ORCFILE IN HDP 2: BETTER COMPRESSION, BETTER PERFORMANCE

by

Carter Shanklin
 

The upcoming Hive 0.12 is set to bring some great new advancements in the storage layer in the forms of higher compression and better query performance.

HIGHER COMPRESSION

ORCFile was introduced in Hive 0.11 and offered excellent compression, delivered through a number of techniques including run-length encoding, dictionary encoding for strings and bitmap encoding.

This focus on efficiency leads to some impressive compression ratios. This picture shows the sizes of the TPC-DS dataset at Scale 500 in various encodings. This dataset contains randomly generated data including strings, floating point and integer data.

We’ve already seen customers whose clusters are maxed out from a storage perspective moving to ORCFile as a way to free up space while being 100% compatible with existing jobs.

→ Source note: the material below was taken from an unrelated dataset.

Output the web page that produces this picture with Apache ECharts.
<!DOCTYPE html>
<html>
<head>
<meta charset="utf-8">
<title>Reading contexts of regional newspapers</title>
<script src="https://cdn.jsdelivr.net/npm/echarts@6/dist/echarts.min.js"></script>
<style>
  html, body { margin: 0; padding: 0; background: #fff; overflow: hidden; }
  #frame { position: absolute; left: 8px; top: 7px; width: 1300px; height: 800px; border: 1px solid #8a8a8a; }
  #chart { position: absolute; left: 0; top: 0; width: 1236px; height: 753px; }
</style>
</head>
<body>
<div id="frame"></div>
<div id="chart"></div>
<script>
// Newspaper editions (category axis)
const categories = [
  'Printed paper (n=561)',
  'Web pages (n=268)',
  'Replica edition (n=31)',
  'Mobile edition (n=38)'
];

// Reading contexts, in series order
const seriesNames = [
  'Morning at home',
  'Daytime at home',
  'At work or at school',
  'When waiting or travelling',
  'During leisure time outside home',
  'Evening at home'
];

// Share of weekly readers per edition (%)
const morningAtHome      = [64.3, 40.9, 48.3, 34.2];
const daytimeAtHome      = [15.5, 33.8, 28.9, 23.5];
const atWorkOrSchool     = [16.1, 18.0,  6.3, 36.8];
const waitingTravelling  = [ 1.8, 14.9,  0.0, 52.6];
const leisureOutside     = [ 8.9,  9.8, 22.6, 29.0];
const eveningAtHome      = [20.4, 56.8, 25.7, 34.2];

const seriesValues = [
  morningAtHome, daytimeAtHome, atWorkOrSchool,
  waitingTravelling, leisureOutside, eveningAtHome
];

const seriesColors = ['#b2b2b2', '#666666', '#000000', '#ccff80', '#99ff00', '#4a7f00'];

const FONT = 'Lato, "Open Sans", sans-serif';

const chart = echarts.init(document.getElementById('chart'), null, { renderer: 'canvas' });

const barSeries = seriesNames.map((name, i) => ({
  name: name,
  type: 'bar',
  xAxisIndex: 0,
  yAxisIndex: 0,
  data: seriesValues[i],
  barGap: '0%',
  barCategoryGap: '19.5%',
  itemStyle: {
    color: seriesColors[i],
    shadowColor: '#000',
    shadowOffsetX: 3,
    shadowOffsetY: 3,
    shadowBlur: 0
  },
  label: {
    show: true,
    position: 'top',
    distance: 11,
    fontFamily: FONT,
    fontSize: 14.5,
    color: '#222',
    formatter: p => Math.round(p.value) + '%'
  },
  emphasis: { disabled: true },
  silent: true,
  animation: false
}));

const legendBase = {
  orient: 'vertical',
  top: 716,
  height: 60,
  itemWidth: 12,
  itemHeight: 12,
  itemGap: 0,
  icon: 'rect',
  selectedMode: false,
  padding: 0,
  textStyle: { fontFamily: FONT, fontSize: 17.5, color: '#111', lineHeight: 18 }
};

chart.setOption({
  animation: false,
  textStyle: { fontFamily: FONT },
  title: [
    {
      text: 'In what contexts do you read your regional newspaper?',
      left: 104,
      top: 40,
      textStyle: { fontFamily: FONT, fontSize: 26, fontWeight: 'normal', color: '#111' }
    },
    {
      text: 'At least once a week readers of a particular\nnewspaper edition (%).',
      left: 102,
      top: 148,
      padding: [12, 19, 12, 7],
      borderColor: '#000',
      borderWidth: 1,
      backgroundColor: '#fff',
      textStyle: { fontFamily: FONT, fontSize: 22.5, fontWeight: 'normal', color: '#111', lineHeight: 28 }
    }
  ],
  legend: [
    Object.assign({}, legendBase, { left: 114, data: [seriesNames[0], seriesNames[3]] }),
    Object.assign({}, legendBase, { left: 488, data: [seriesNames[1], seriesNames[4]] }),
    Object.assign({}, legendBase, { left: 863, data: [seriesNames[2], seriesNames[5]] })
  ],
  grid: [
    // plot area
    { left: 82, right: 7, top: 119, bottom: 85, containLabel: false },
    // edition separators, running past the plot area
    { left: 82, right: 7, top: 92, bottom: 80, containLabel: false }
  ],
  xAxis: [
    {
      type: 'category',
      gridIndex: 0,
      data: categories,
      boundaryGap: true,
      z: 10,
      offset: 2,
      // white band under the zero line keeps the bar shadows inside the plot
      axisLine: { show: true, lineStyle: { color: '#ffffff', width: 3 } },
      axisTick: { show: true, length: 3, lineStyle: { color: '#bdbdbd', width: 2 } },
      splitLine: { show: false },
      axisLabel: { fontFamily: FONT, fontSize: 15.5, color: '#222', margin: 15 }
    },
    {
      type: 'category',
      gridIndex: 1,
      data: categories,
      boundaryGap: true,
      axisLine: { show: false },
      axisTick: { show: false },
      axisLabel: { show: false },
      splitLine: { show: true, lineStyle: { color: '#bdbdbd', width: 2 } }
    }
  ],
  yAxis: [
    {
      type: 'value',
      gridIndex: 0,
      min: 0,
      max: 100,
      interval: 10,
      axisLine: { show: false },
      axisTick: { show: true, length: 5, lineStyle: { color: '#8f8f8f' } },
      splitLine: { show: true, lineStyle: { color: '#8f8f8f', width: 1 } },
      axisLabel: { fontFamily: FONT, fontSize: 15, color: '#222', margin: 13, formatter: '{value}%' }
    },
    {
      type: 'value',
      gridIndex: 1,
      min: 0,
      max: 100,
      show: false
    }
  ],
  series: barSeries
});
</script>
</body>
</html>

Data stored in ORCFile can be read or written through HCatalog, so any Pig or Map/Reduce process can play along seamlessly. Hive 12 builds on these impressive compression ratios and delivers deep integration at the Hive and execution layers to accelerate queries, both from the point of view of dealing with larger datasets and lower latencies.

PREDICATE PUSHDOWN

SQL queries will generally have some number of WHERE conditions which can be used to easily eliminate rows from consideration. In older versions of Hive, rows are read out of the storage layer before being later eliminated by SQL processing. There’s a lot of wasteful overhead and Hive 12 optimizes this by allowing predicates to be pushed down and evaluated in the storage layer itself. It’s controlled by the setting hive.optimize.ppd=true.

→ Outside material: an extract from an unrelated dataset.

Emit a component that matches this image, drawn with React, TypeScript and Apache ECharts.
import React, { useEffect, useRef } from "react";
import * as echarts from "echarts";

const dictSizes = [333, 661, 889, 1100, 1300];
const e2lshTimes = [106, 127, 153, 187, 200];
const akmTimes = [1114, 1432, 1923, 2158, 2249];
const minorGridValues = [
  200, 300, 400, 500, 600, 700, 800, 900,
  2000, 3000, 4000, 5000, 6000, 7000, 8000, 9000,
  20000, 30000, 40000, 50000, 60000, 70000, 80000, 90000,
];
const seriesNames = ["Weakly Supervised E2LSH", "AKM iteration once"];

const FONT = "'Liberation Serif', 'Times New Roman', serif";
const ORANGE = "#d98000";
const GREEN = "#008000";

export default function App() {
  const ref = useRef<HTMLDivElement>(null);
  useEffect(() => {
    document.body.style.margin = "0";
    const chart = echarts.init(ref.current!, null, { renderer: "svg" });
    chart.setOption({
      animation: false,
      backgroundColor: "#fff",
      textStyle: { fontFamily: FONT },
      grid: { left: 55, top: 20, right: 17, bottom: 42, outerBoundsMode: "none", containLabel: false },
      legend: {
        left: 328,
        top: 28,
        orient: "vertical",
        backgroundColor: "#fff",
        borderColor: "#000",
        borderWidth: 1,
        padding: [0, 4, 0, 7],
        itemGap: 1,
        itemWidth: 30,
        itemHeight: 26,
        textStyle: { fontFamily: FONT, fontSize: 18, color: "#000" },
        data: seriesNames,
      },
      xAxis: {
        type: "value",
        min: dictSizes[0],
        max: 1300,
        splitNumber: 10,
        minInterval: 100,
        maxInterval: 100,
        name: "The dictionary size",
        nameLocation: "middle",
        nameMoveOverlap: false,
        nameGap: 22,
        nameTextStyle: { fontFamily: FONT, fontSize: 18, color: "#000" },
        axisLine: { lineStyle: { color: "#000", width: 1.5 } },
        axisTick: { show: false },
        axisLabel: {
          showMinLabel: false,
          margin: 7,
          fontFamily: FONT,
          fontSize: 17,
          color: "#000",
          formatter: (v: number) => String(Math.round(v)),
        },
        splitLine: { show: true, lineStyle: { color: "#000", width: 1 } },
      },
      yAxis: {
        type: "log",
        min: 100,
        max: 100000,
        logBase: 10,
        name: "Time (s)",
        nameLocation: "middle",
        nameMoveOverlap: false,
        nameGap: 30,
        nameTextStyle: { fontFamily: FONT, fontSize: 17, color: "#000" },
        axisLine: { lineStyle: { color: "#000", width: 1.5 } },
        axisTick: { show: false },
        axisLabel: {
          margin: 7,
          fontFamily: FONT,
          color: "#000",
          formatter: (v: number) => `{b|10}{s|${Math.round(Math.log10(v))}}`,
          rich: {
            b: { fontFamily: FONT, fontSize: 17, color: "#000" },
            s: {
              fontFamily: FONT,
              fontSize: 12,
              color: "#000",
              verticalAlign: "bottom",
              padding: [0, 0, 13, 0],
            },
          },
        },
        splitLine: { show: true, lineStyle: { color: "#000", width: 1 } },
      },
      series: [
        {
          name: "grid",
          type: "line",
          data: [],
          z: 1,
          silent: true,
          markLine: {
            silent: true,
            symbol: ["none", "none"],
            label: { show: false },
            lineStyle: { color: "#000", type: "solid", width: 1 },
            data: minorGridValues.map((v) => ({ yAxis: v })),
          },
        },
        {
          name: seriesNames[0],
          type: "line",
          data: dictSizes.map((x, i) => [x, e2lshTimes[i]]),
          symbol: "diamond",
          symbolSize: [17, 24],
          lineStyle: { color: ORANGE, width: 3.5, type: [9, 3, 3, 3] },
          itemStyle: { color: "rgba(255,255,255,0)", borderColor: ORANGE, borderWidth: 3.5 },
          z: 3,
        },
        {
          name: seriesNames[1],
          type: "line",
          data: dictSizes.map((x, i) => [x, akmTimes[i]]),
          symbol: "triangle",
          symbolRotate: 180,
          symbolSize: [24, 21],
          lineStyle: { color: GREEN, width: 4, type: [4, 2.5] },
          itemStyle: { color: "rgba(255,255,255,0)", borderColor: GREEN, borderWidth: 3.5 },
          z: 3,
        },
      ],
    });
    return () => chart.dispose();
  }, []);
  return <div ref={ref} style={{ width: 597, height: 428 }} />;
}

This requires a reader that is smart enough to understand the predicates. Fortunately ORC has had the corresponding improvements to allow predicates to be pushed into it, and takes advantages of its inline indexes to deliver performance benefits.

For example if you have a SQL query like:

SELECT COUNT(*) FROM CUSTOMER WHERE CUSTOMER.state = ‘CA’;

The ORCFile reader will now only return rows that actually match the WHERE predicates and skip customers residing in any other state. The more columns you read from the table, the more data marshaling you avoid and the greater the speedup.

A WORD ON ORCFILE INLINE INDEXES

Before we move to the next section we need to spend a moment talking about how ORCFile breaks rows into row groups and applies columnar compression and indexing within these row groups.

TURNING PREDICATE PUSHDOWN TO 11

ORC’s Predicate Pushdown will consult the Inline Indexes to try to identify when entire blocks can be skipped all at once. Some times your dataset will naturally facilitate this. For instance if your data comes as a time series with a monotonically increasing timestamp, when you put a where condition on this timestamp, ORC will be able to skip a lot of row groups.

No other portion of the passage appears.